**Aim:**
State the count of lines below in which the word "this" appears, and add nothing.

**Records provided:**
++++++++++++++++++++

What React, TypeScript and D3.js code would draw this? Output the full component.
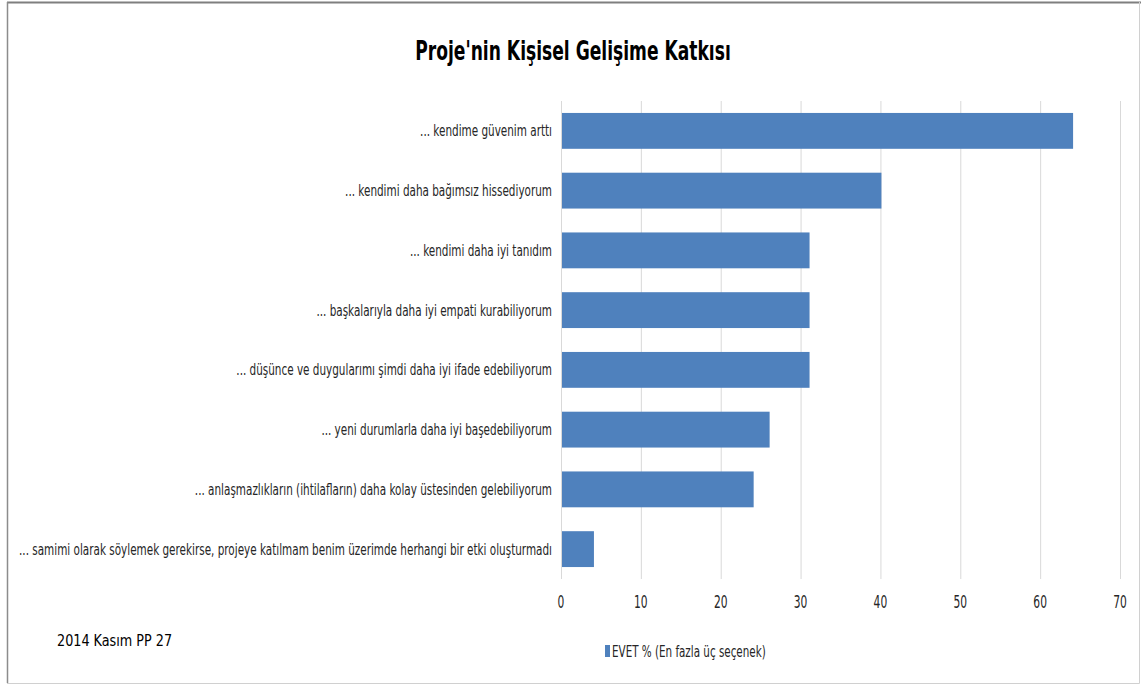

++++++++++++++++++++

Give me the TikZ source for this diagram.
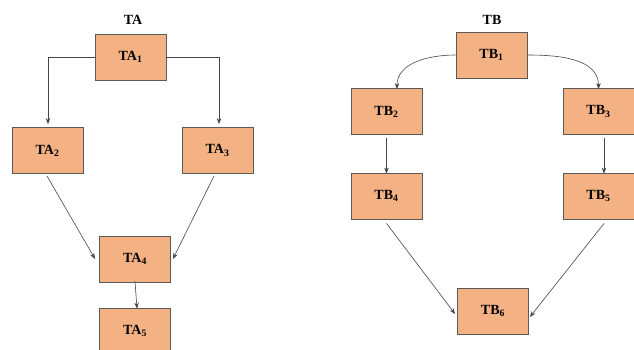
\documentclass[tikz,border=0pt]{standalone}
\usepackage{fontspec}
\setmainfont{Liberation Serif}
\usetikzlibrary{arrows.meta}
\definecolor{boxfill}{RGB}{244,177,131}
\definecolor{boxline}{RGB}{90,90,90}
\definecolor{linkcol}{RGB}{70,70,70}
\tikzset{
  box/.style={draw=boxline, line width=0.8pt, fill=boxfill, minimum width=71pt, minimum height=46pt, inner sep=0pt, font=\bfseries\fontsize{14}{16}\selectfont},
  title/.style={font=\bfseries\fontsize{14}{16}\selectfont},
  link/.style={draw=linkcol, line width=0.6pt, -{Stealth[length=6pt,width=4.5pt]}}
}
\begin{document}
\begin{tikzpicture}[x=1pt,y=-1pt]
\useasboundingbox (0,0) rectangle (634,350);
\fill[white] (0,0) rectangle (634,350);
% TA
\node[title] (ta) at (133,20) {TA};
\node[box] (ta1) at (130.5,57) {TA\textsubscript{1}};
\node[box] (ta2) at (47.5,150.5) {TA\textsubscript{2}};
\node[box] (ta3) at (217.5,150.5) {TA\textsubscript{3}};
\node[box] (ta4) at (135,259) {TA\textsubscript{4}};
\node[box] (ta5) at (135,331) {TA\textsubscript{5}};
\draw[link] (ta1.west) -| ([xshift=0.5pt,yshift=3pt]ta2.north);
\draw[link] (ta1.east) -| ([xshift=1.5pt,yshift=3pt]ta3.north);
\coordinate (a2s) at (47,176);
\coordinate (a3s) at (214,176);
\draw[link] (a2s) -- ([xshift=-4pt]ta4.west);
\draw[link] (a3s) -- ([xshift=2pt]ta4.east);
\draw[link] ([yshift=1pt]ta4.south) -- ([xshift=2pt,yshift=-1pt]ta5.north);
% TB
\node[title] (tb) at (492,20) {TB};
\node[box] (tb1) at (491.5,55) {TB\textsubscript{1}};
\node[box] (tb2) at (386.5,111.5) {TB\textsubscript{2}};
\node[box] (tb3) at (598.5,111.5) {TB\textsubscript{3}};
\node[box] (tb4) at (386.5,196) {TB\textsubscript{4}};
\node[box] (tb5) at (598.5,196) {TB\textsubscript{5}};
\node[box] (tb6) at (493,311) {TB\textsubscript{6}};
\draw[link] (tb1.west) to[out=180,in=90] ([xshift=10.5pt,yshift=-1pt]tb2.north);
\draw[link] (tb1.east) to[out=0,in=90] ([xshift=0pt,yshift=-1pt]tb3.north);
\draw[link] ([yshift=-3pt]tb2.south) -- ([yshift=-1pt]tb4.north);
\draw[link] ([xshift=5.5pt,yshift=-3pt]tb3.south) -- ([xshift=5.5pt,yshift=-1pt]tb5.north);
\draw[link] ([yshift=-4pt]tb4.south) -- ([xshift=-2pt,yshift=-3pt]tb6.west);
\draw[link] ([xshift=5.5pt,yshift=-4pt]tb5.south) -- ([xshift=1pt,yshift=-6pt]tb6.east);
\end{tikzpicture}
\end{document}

++++++++++++++++++++

**Exercise answer:**
2